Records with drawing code
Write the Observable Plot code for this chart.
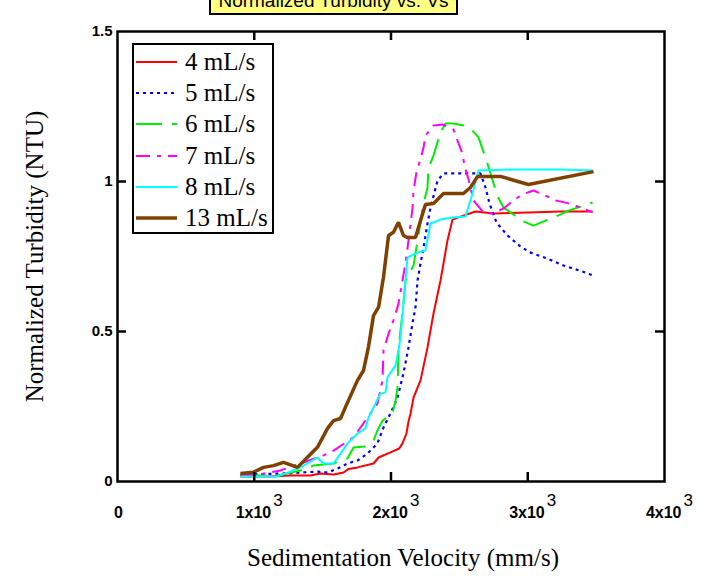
<!DOCTYPE html>
<html>
<head>
<meta charset="utf-8">
<script src="https://cdn.jsdelivr.net/npm/d3@7"></script>
<script src="https://cdn.jsdelivr.net/npm/@observablehq/plot@0.6"></script>
<style>
  html, body { margin: 0; padding: 0; background: #fff; }
  #wrap { position: relative; width: 718px; height: 585px; overflow: hidden; }
  #title { position: absolute; left: 209px; top: -9px; width: 245px; height: 22px;
    background: #ffff80; border: 2px solid #000; border-top: none;
    font: 19px "Liberation Sans", Arial, sans-serif; line-height: 19px; text-align: center; color: #000; white-space: nowrap; }
  #legend { position: absolute; left: 132px; top: 43px; width: 138px; height: 187px;
    border: 2px solid #000; background: #fff; }
  .row { position: absolute; left: 0; height: 30px; display: flex; align-items: center; }
  .row svg { margin-left: 2px; }
  .row span { margin-left: 7px; font: 25px "Liberation Serif", "Times New Roman", serif; color: #000; }
</style>
</head>
<body>
<div id="wrap">
  <div id="chart"></div>
  <div id="title">Normalized Turbidity vs. Vs</div>
  <div id="legend"></div>
</div>
<script>
const seriesNames = ["4 mL/s", "5 mL/s", "6 mL/s", "7 mL/s", "8 mL/s", "13 mL/s"];
const seriesColors = ["#ff0000", "#0000ff", "#00ee00", "#ff00ff", "#00ffff", "#804000"];
const seriesDash = [null, "3,4", "26,10", "14,7,4,7", null, null];
const seriesWidth = [2, 2.2, 2, 2, 2, 3.5];

const xTicks = [0, 1000, 2000, 3000, 4000];
const xTickBase = ["0", "1x10", "2x10", "3x10", "4x10"];
const xTickExp = ["", "3", "3", "3", "3"];
const yTicks = [0, 0.5, 1, 1.5];
const yTickLabels = ["0", "0.5", "1", "1.5"];

// [velocity mm/s, normalized turbidity]
const s4 = [[899,0.017],[1100,0.017],[1265,0.02],[1411,0.02],[1484,0.027],[1580,0.023],[1653,0.03],[1690,0.042],[1755,0.047],[1872,0.06],[1909,0.08],[1996,0.097],[2060,0.11],[2084,0.127],[2113,0.16],[2128,0.2],[2143,0.227],[2165,0.28],[2216,0.337],[2267,0.447],[2311,0.56],[2362,0.67],[2413,0.803],[2450,0.873],[2508,0.883],[2618,0.9],[2750,0.893],[3005,0.897],[3240,0.9],[3474,0.9]];
const s5 = [[899,0.023],[1243,0.027],[1462,0.033],[1536,0.03],[1609,0.043],[1682,0.06],[1755,0.07],[1828,0.093],[1901,0.127],[1945,0.18],[1996,0.227],[2048,0.28],[2091,0.36],[2128,0.447],[2157,0.527],[2179,0.58],[2194,0.67],[2216,0.727],[2238,0.78],[2267,0.86],[2289,0.913],[2340,1.003],[2384,1.027],[2654,1.027],[2691,0.98],[2720,0.927],[2772,0.863],[2852,0.82],[2947,0.783],[3020,0.763],[3144,0.743],[3261,0.72],[3400,0.7],[3474,0.687]];
const s6 = [[899,0.02],[1170,0.02],[1338,0.037],[1433,0.053],[1580,0.06],[1682,0.077],[1726,0.113],[1813,0.117],[1872,0.137],[1901,0.17],[1938,0.203],[2011,0.227],[2033,0.27],[2048,0.313],[2055,0.437],[2069,0.503],[2084,0.56],[2106,0.67],[2165,0.72],[2194,0.803],[2238,0.927],[2267,0.98],[2274,1.043],[2311,1.087],[2362,1.163],[2398,1.193],[2457,1.193],[2530,1.187],[2581,1.177],[2640,1.147],[2698,1.07],[2728,1.027],[2779,0.95],[2823,0.913],[2969,0.867],[3042,0.853],[3225,0.887],[3298,0.903],[3474,0.93]];
const s7 = [[899,0.02],[1050,0.025],[1192,0.037],[1338,0.06],[1506,0.087],[1580,0.103],[1726,0.147],[1850,0.227],[1901,0.26],[1938,0.337],[1945,0.437],[1982,0.493],[2018,0.537],[2055,0.593],[2084,0.67],[2106,0.727],[2128,0.803],[2157,0.91],[2165,0.97],[2186,1.03],[2223,1.087],[2238,1.113],[2252,1.153],[2311,1.187],[2377,1.19],[2457,1.173],[2494,1.127],[2523,1.093],[2537,1.053],[2567,1.007],[2603,0.937],[2676,0.897],[2742,0.893],[2823,0.91],[2896,0.937],[2962,0.957],[3042,0.97],[3144,0.95],[3203,0.937],[3298,0.927],[3408,0.91],[3474,0.897]];
const s8 = [[899,0.017],[1170,0.017],[1265,0.033],[1338,0.047],[1462,0.08],[1506,0.06],[1580,0.06],[1631,0.093],[1682,0.127],[1755,0.16],[1813,0.177],[1835,0.213],[1887,0.26],[1923,0.293],[1960,0.297],[1974,0.347],[2033,0.387],[2055,0.437],[2069,0.48],[2084,0.56],[2106,0.67],[2121,0.747],[2194,0.763],[2252,0.77],[2289,0.86],[2362,0.873],[2450,0.88],[2545,0.883],[2596,0.96],[2640,1.037],[2896,1.04],[3240,1.04],[3474,1.037]];
const s13 = [[899,0.027],[995,0.031],[1068,0.047],[1141,0.053],[1214,0.064],[1316,0.047],[1389,0.081],[1462,0.114],[1536,0.177],[1580,0.203],[1631,0.21],[1667,0.248],[1755,0.337],[1799,0.37],[1835,0.448],[1872,0.553],[1909,0.581],[1945,0.681],[1982,0.82],[2018,0.831],[2055,0.864],[2091,0.82],[2121,0.813],[2179,0.813],[2216,0.87],[2252,0.923],[2311,0.927],[2384,0.96],[2530,0.96],[2581,0.98],[2633,1.017],[2801,1.017],[3005,0.99],[3481,1.033]];

const allSeries = [s4, s5, s6, s7, s8, s13];

const W = 718, H = 585, mL = 117, mR = 54, mT = 31, mB = 104;
const fw = W - mL - mR, fh = H - mT - mB;

const lines = allSeries.map((s, i) => Plot.line(s, {
  x: d => d[0], y: d => d[1],
  stroke: seriesColors[i], strokeWidth: seriesWidth[i],
  strokeDasharray: seriesDash[i], strokeLinejoin: "miter", strokeLinecap: "butt"
}));

const inner = [1000, 2000, 3000];
const innerY = [0.5, 1];
const sans = "Liberation Sans, Arial, sans-serif";
const serif = "Liberation Serif, Times New Roman, serif";
const xIdx = xTicks.map((d, i) => i);

const chart = Plot.plot({
  width: W, height: H,
  marginLeft: mL, marginRight: mR, marginTop: mT, marginBottom: mB,
  style: { background: "#fff", overflow: "visible" },
  x: { domain: [0, 4000], axis: null },
  y: { domain: [0, 1.5] },
  marks: [
    ...lines,
    Plot.frame({ stroke: "#000", strokeWidth: 2.5 }),
    Plot.tickX(inner, { x: d => d, insetTop: fh - 9, stroke: "#000", strokeWidth: 2.5 }),
    Plot.tickX(inner, { x: d => d, insetBottom: fh - 9, stroke: "#000", strokeWidth: 2.5 }),
    Plot.tickY(innerY, { y: d => d, insetRight: fw - 9, stroke: "#000", strokeWidth: 2.5 }),
    Plot.tickY(innerY, { y: d => d, insetLeft: fw - 9, stroke: "#000", strokeWidth: 2.5 }),
    // x tick labels: base part (bold) and raised exponent
    Plot.text(xIdx.slice(0, 1), { x: i => xTicks[i], text: i => xTickBase[i], frameAnchor: "bottom",
      dy: 36, dx: 1, lineAnchor: "bottom", textAnchor: "middle",
      fontSize: 16, fontWeight: "bold", fontFamily: sans, fill: "#000" }),
    Plot.text(xIdx.slice(1), { x: i => xTicks[i], text: i => xTickBase[i], frameAnchor: "bottom",
      dy: 36, dx: 17, lineAnchor: "bottom", textAnchor: "end",
      fontSize: 16, fontWeight: "bold", fontFamily: sans, fill: "#000" }),
    Plot.text(xIdx.slice(1), { x: i => xTicks[i], text: i => xTickExp[i], frameAnchor: "bottom",
      dy: 24, dx: 19, lineAnchor: "bottom", textAnchor: "start",
      fontSize: 17, fontFamily: sans, fill: "#000" }),
    Plot.axisY({ ticks: yTicks, tickSize: 0, tickPadding: 5, label: null,
      tickFormat: d => yTickLabels[yTicks.indexOf(d)],
      fontSize: 15, fontWeight: "bold", fontFamily: sans, fill: "#000" }),
    Plot.text(["Sedimentation Velocity (mm/s)"], { frameAnchor: "bottom", dy: 76, dx: 12, lineAnchor: "middle",
      textAnchor: "middle", fontSize: 25, fontFamily: serif, fill: "#000" }),
    Plot.text(["Normalized Turbidity (NTU)"], { frameAnchor: "left", dx: -83, rotate: -90, lineAnchor: "middle",
      textAnchor: "middle", fontSize: 25, fontFamily: serif, fill: "#000" })
  ]
});
document.getElementById("chart").appendChild(chart);

// legend
const leg = document.getElementById("legend");
seriesNames.forEach((name, i) => {
  const row = document.createElement("div");
  row.className = "row";
  row.style.top = (2 + i * 31.2) + "px";
  const svg = d3.create("svg").attr("width", 42).attr("height", 10);
  svg.append("line").attr("x1", 0).attr("x2", 41).attr("y1", 5).attr("y2", 5)
    .attr("stroke", seriesColors[i]).attr("stroke-width", seriesWidth[i])
    .attr("stroke-dasharray", seriesDash[i]);
  row.appendChild(svg.node());
  const sp = document.createElement("span");
  sp.textContent = name;
  row.appendChild(sp);
  leg.appendChild(row);
});
</script>
</body>
</html>
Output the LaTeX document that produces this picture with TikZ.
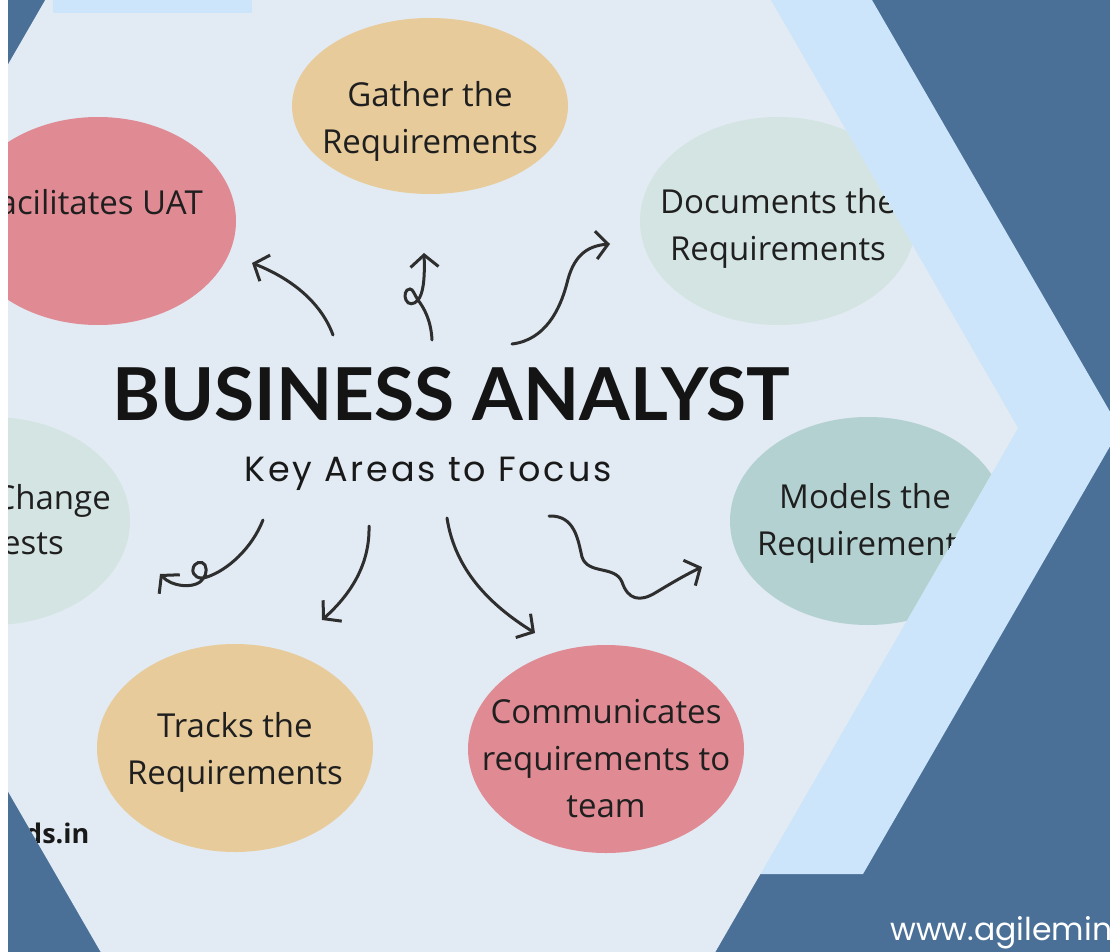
\documentclass[tikz,border=0pt]{standalone}
\usepackage{fontspec}
\setmainfont{Open Sans}
\newfontfamily\titlefont{Lato}
\newfontfamily\handfont{Poppins}[LetterSpace=8]
\newfontfamily\webfont{Poppins}
\usetikzlibrary{shapes.geometric, arrows.meta}

\definecolor{bgblue}{HTML}{4A7097}
\definecolor{bandblue}{HTML}{CCE5FA}
\definecolor{paleblue}{HTML}{E2EBF3}
\definecolor{rosepink}{HTML}{E08A93}
\definecolor{sandtan}{HTML}{E8CB9B}
\definecolor{mintgrey}{HTML}{D3E4E2}
\definecolor{seateal}{HTML}{B3D1D0}
\definecolor{inkgrey}{HTML}{2E2E2E}

\begin{document}
\begin{tikzpicture}[x=1pt, y=-1pt]
  \tikzstyle{bubble}=[ellipse, minimum width=276pt, minimum height=208pt, inner sep=0pt]
  \tikzstyle{bubbletext}=[inner sep=0pt, align=center, font=\fontsize{33}{47}\selectfont, text=black!88]
  \tikzstyle{arr}=[draw=inkgrey, line width=3pt, line cap=round, -{Straight Barb[length=12pt, width=28pt]}]
  \useasboundingbox (0,0) rectangle (1110,952);
  \fill[white] (0,0) rectangle (1110,952);
  \clip (8,0) rectangle (1110,952);

  % background, chevron band and pale hexagon
  \fill[bgblue] (8,0) rectangle (1110,952);
  \fill[bandblue] (600,0) -- (872,0) -- (1120,429) -- (863,874) -- (600,874) -- cycle;
  \fill[paleblue] (1018,428) -- (713,-100) -- (103,-100) -- (-202,428) -- (103,956) -- (713,956) -- cycle;
  \fill[bandblue] (53,0) rectangle (252,13);

  \begin{scope}
    \clip (1018,428) -- (713,-100) -- (103,-100) -- (-202,428) -- (103,956) -- (713,956) -- cycle;
    \node[bubble, fill=sandtan, minimum height=176pt] (BA_gather) at (430,106) {};
    \node[bubble, fill=rosepink] (BA_uat) at (98,221) {};
    \node[bubble, fill=mintgrey] (BA_docs) at (778,221) {};
    \node[bubble, fill=mintgrey] (BA_change) at (-8,521) {};
    \node[bubble, fill=seateal] (BA_models) at (868,521) {};
    \node[bubble, fill=sandtan] (BA_tracks) at (235,748) {};
    \node[bubble, fill=rosepink] (BA_comm) at (606,749) {};

    \node[bubbletext] (BA_gather_txt) at (430,121) {Gather the\\Requirements};
    \node[bubbletext, anchor=base east] (BA_uat_txt) at (203,214) {acilitates UAT};
    \node[bubbletext] (BA_docs_txt) at (778,228) {Documents the\\Requirements};
    \node[bubbletext, anchor=base east] (BA_change_a) at (111,509) {Change};
    \node[bubbletext, anchor=base east] (BA_change_b) at (64,554) {ests};
    \node[bubbletext] (BA_models_txt) at (865,523) {Models the\\Requirements};
    \node[bubbletext] (BA_tracks_txt) at (235,752) {Tracks the\\Requirements};
    \node[bubbletext] (BA_comm_txt) at (606,759) {Communicates\\requirements to\\team};
    \node[inner sep=0pt, anchor=base west, font=\bfseries\fontsize{27}{30}\selectfont, text=black!90] (BA_site) at (25,843) {ds.in};
  \end{scope}

  \node[font=\titlefont\bfseries\fontsize{73}{80}\selectfont, text=black!92] (BA_title) at (451,394) {BUSINESS ANALYST};
  \node[font=\handfont\fontsize{35}{40}\selectfont, text=black!90] (BA_sub) at (428,474) {Key Areas to Focus};

  % arrow ends
  \coordinate (a_1s) at (333,335);  \coordinate (a_1e) at (252,263);
  \coordinate (a_2s) at (432,340);  \coordinate (a_2e) at (424,253);
  \coordinate (a_3s) at (512,344);  \coordinate (a_3e) at (610,244);
  \coordinate (a_4s) at (263,520);  \coordinate (a_4e) at (160,574);
  \coordinate (a_5s) at (369,526);  \coordinate (a_5e) at (322,620);
  \coordinate (a_6s) at (447,518);  \coordinate (a_6e) at (535,633);
  \coordinate (a_7s) at (549,516);  \coordinate (a_7e) at (702,567);

  \draw[arr] (a_1s) .. controls (322,305) and (295,280) .. (a_1e);
  \draw[arr] (a_2s) .. controls (431,320) and (424,308) .. (418,300)
    .. controls (414,294) and (413,289) .. (410,289)
    .. controls (405,289) and (404,296) .. (406,300)
    .. controls (408,305) and (414,305) .. (418,300)
    .. controls (423,294) and (425,280) .. (a_2e);
  \draw[arr] (a_3s) .. controls (545,340) and (560,310) .. (567,283)
    .. controls (573,258) and (585,246) .. (a_3e);
  \draw[arr] (a_4s) .. controls (252,548) and (228,570) .. (207,577)
    .. controls (199,580) and (192,576) .. (193,569)
    .. controls (194,562) and (202,560) .. (205,565)
    .. controls (208,571) and (205,578) .. (200,582)
    .. controls (192,588) and (172,587) .. (a_4e);
  \draw[arr] (a_5s) .. controls (370,565) and (350,595) .. (a_5e);
  \draw[arr] (a_6s) .. controls (455,570) and (490,605) .. (a_6e);
  \draw[arr] (a_7s) .. controls (575,515) and (578,540) .. (582,557)
    .. controls (588,575) and (615,565) .. (622,582)
    .. controls (628,600) and (640,602) .. (655,593)
    .. controls (670,584) and (685,575) .. (a_7e);

  \node[inner sep=0pt, anchor=base west, font=\webfont\fontsize{31.5}{36}\selectfont, text=white] (BA_web) at (890,940) {www.agilemin};
\end{tikzpicture}
\end{document}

Required work: Among the entries above, take the lines from the one with "Output the LaTeX" through the one with "(53,0) rectangle (252,13);" and retype them exactly, leaving out the pictures.

Exercise solution:
Output the LaTeX document that produces this picture with TikZ.
\documentclass[tikz,border=0pt]{standalone}
\usepackage{fontspec}
\setmainfont{Open Sans}
\newfontfamily\titlefont{Lato}
\newfontfamily\handfont{Poppins}[LetterSpace=8]
\newfontfamily\webfont{Poppins}
\usetikzlibrary{shapes.geometric, arrows.meta}

\definecolor{bgblue}{HTML}{4A7097}
\definecolor{bandblue}{HTML}{CCE5FA}
\definecolor{paleblue}{HTML}{E2EBF3}
\definecolor{rosepink}{HTML}{E08A93}
\definecolor{sandtan}{HTML}{E8CB9B}
\definecolor{mintgrey}{HTML}{D3E4E2}
\definecolor{seateal}{HTML}{B3D1D0}
\definecolor{inkgrey}{HTML}{2E2E2E}

\begin{document}
\begin{tikzpicture}[x=1pt, y=-1pt]
  \tikzstyle{bubble}=[ellipse, minimum width=276pt, minimum height=208pt, inner sep=0pt]
  \tikzstyle{bubbletext}=[inner sep=0pt, align=center, font=\fontsize{33}{47}\selectfont, text=black!88]
  \tikzstyle{arr}=[draw=inkgrey, line width=3pt, line cap=round, -{Straight Barb[length=12pt, width=28pt]}]
  \useasboundingbox (0,0) rectangle (1110,952);
  \fill[white] (0,0) rectangle (1110,952);
  \clip (8,0) rectangle (1110,952);

  % background, chevron band and pale hexagon
  \fill[bgblue] (8,0) rectangle (1110,952);
  \fill[bandblue] (600,0) -- (872,0) -- (1120,429) -- (863,874) -- (600,874) -- cycle;
  \fill[paleblue] (1018,428) -- (713,-100) -- (103,-100) -- (-202,428) -- (103,956) -- (713,956) -- cycle;
  \fill[bandblue] (53,0) rectangle (252,13);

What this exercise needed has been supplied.